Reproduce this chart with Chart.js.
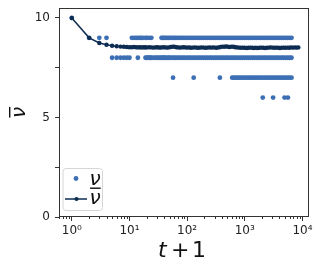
<!DOCTYPE html>
<html>
<head>
<meta charset="utf-8">
<script src="https://cdn.jsdelivr.net/npm/chart.js@4/dist/chart.umd.min.js"></script>
<style>
  html, body { margin: 0; padding: 0; background: #fff; }
  #wrap { width: 324px; height: 270px; }
</style>
</head>
<body>
<div id="wrap"><canvas id="chart" width="324" height="270"></canvas></div>
<script>
// nu samples (t+1 positions) grouped by value
const nu10 = [1];
const nu9 = [2, 3, 4, 11, 12, 13, 14, 15, 16, 17, 19, 20, 22, 24,
  36, 38, 40, 42, 45, 48, 51, 55, 59, 63, 68, 73, 79, 85, 92, 100, 108, 117, 127, 138,
  150, 163, 177, 192, 208, 226, 245, 266, 289, 313, 340, 369, 400, 434, 471, 511, 555,
  602, 653, 709, 769, 835, 906, 983, 1070, 1160, 1260, 1370, 1480, 1610, 1750, 1900,
  2060, 2230, 2420, 2630, 2850, 3100, 3360, 3650, 3960, 4300, 4660, 5060, 5490, 5960, 6470];
const nu8 = [5, 6, 7, 8, 9, 10, 14, 19, 20, 21, 22, 23, 24, 26, 28, 30, 32, 34, 36, 38,
  40, 42, 45, 48, 51, 55, 59, 63, 68, 73, 79, 85, 92, 100, 108, 117, 127, 138,
  150, 163, 177, 192, 208, 226, 245, 266, 289, 313, 340, 369, 400, 434, 471, 511, 555,
  602, 653, 709, 769, 835, 906, 983, 1070, 1160, 1260, 1370, 1480, 1610, 1750, 1900,
  2060, 2230, 2420, 2630, 2850, 3100, 3360, 3650, 3960, 4300, 4660, 5060, 5490, 5960, 6470];
const nu7 = [57, 130, 370, 605, 650, 700, 755, 815, 880, 950, 1030, 1110, 1200, 1300,
  1400, 1510, 1630, 1760, 1900, 2060, 2230, 2420, 2630, 2850, 3100, 3360, 3650, 3960,
  4300, 4660, 5060, 5490, 5960, 6470];
const nu6 = [2050, 3100, 4900, 5600];

// running mean nu-bar: [t+1, value]
const nuBar = [[1, 10], [2, 9], [3, 8.74], [4, 8.65], [5, 8.6], [6, 8.58], [7, 8.56],
  [8, 8.55], [9, 8.54], [10, 8.53], [11, 8.53], [12, 8.54], [13, 8.53], [14, 8.52],
  [15, 8.53], [16, 8.52], [17, 8.52], [18, 8.53], [19, 8.52], [20, 8.52], [22, 8.53],
  [24, 8.52], [26, 8.51], [28, 8.52], [30, 8.53], [32, 8.52], [34, 8.51], [36, 8.52],
  [39, 8.53], [42, 8.52], [45, 8.51], [48, 8.52], [52, 8.54], [56, 8.56], [60, 8.55],
  [65, 8.53], [70, 8.52], [75, 8.51], [81, 8.52], [87, 8.53], [94, 8.52], [100, 8.51],
  [108, 8.52], [116, 8.5], [125, 8.51], [135, 8.52], [145, 8.51], [156, 8.5], [168, 8.51],
  [181, 8.52], [195, 8.51], [210, 8.5], [226, 8.51], [243, 8.52], [262, 8.51], [282, 8.52],
  [304, 8.51], [327, 8.5], [352, 8.52], [379, 8.54], [408, 8.56], [440, 8.55], [474, 8.57],
  [510, 8.55], [549, 8.54], [591, 8.56], [637, 8.55], [686, 8.53], [739, 8.52], [796, 8.51],
  [857, 8.5], [923, 8.51], [994, 8.5], [1070, 8.49], [1150, 8.5], [1240, 8.51], [1340, 8.5],
  [1440, 8.49], [1550, 8.5], [1670, 8.49], [1800, 8.5], [1940, 8.51], [2090, 8.5],
  [2250, 8.49], [2420, 8.5], [2610, 8.51], [2810, 8.52], [3030, 8.51], [3260, 8.5],
  [3510, 8.51], [3780, 8.5], [4070, 8.49], [4390, 8.5], [4720, 8.51], [5090, 8.5],
  [5480, 8.51], [5900, 8.5], [6360, 8.52], [6850, 8.51], [7380, 8.52], [7950, 8.51], [8500, 8.52]];

const xTickVals = [1, 10, 100, 1000, 10000];
const xTickLabels = ['10⁰', '10¹', '10²', '10³', '10⁴'];
const yTickVals = [0, 2.5, 5, 7.5, 10];
const yTickLabels = ['0', '', '5', '', '10'];

const DOT = '#3d6fb4';
const NAVY = '#0d2c52';
const AXIS = '#333333';
const FONT = 'DejaVu Sans';

function pts(list, v) {
  return list.map(t => ({ x: t, y: v }));
}

const nuPoints = [].concat(pts(nu10, 10), pts(nu9, 9), pts(nu8, 8), pts(nu7, 7), pts(nu6, 6));

// draws the nu glyph with an overline, baseline at (x, y) in current transform
function nuBarText(ctx, x, y, size) {
  ctx.font = 'italic ' + size + 'px "' + FONT + '"';
  ctx.textAlign = 'left';
  ctx.textBaseline = 'alphabetic';
  ctx.fillText('ν', x, y);
  const w = ctx.measureText('ν').width;
  ctx.fillRect(x + 0.5, y - size * 0.8, w - 0.5, 1.4);
}

const decor = {
  id: 'decor',
  afterDraw(chart) {
    const ctx = chart.ctx;
    const a = chart.chartArea;
    const xs = chart.scales.x;
    ctx.save();

    // frame
    ctx.strokeStyle = AXIS;
    ctx.lineWidth = 1;
    const l = Math.round(a.left) + 0.5, t = Math.round(a.top) + 0.5;
    const r = Math.round(a.right) - 0.5, b = Math.round(a.bottom) - 0.5;
    ctx.strokeRect(l, t, r - l, b - t);

    // minor log ticks
    ctx.beginPath();
    for (let k = -1; k <= 4; k++) {
      for (let m = 2; m <= 9; m++) {
        const v = m * Math.pow(10, k);
        if (v < xs.min || v > xs.max) continue;
        const px = Math.round(xs.getPixelForValue(v)) + 0.5;
        ctx.moveTo(px, b);
        ctx.lineTo(px, b + 2.5);
      }
    }
    ctx.stroke();

    // y title (rotated nu-bar)
    ctx.fillStyle = '#111';
    ctx.save();
    ctx.translate(25, 112.5);
    ctx.rotate(-Math.PI / 2);
    ctx.font = 'italic 20px "' + FONT + '"';
    const yw = ctx.measureText('ν').width;
    ctx.translate(-yw / 2, 0);
    nuBarText(ctx, 0, 0, 20);
    ctx.restore();

    // x title: t + 1
    ctx.font = 'italic 22px "' + FONT + '"';
    ctx.textAlign = 'left';
    ctx.textBaseline = 'alphabetic';
    ctx.fillText('t', 158, 257);
    ctx.font = '22px "' + FONT + '"';
    ctx.fillText('+', 171, 257);
    ctx.fillText('1', 192, 257);

    // legend
    const lx = 63, ly = 168.5, lw = 39.5, lh = 42;
    ctx.beginPath();
    ctx.roundRect(lx, ly, lw, lh, 3);
    ctx.fillStyle = 'rgba(255,255,255,0.8)';
    ctx.fill();
    ctx.strokeStyle = '#d6d6d6';
    ctx.stroke();

    ctx.fillStyle = DOT;
    ctx.beginPath();
    ctx.arc(76, 178.5, 2.4, 0, Math.PI * 2);
    ctx.fill();
    ctx.fillStyle = '#111';
    ctx.font = 'italic 20px "' + FONT + '"';
    ctx.fillText('ν', 89.5, 184.5);

    ctx.strokeStyle = NAVY;
    ctx.lineWidth = 1.5;
    ctx.beginPath();
    ctx.moveTo(65, 199);
    ctx.lineTo(87, 199);
    ctx.stroke();
    ctx.fillStyle = NAVY;
    ctx.beginPath();
    ctx.arc(76.5, 199, 2.1, 0, Math.PI * 2);
    ctx.fill();
    ctx.fillStyle = '#111';
    nuBarText(ctx, 89.5, 203.5, 20);

    ctx.restore();
  }
};

new Chart(document.getElementById('chart'), {
  type: 'scatter',
  data: {
    datasets: [
      {
        label: 'ν',
        data: nuPoints,
        backgroundColor: DOT,
        borderWidth: 0,
        pointRadius: 2.4,
        showLine: false,
        order: 2
      },
      {
        label: 'ν̄',
        data: nuBar.map(p => ({ x: p[0], y: p[1] })),
        borderColor: NAVY,
        backgroundColor: NAVY,
        borderWidth: 1.5,
        pointRadius: 2.2,
        pointBorderWidth: 0,
        showLine: true,
        order: 1
      }
    ]
  },
  options: {
    responsive: false,
    animation: false,
    devicePixelRatio: 1,
    layout: { padding: { top: 8, right: 15, left: 0, bottom: 0 } },
    plugins: {
      legend: { display: false },
      tooltip: { enabled: false }
    },
    scales: {
      x: {
        type: 'logarithmic',
        min: 0.64,
        max: 13000,
        afterBuildTicks: s => { s.ticks = xTickVals.map(v => ({ value: v })); },
        afterFit: s => { s.height = 53; s.paddingLeft = 0; s.paddingRight = 0; },
        border: { display: false },
        grid: { drawOnChartArea: false, tickLength: 4, tickColor: AXIS, tickWidth: 1 },
        ticks: {
          autoSkip: false,
          maxRotation: 0,
          padding: 3,
          color: '#222',
          font: { family: FONT, size: 12 },
          callback: v => xTickLabels[xTickVals.indexOf(v)]
        }
      },
      y: {
        type: 'linear',
        min: 0,
        max: 10.5,
        afterBuildTicks: s => { s.ticks = yTickVals.map(v => ({ value: v })); },
        afterFit: s => { s.width = 59; s.paddingTop = 0; s.paddingBottom = 0; },
        border: { display: false },
        grid: { drawOnChartArea: false, tickLength: 4, tickColor: AXIS, tickWidth: 1 },
        ticks: {
          padding: 5,
          color: '#222',
          font: { family: FONT, size: 12 },
          callback: v => yTickLabels[yTickVals.indexOf(v)]
        }
      }
    }
  },
  plugins: [decor]
});
</script>
</body>
</html>
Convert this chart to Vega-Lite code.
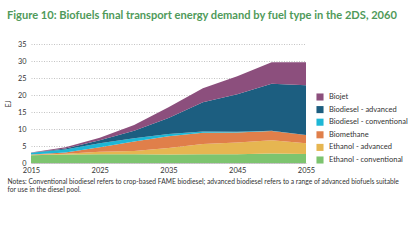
────────────────────────────────────────
CHALLENGE
Show every line from the entries above in which the word "with" appears.

EXERCISE RESULT
Reproduce this chart with Chart.js.
// draws the nu glyph with an overline, baseline at (x, y) in current transform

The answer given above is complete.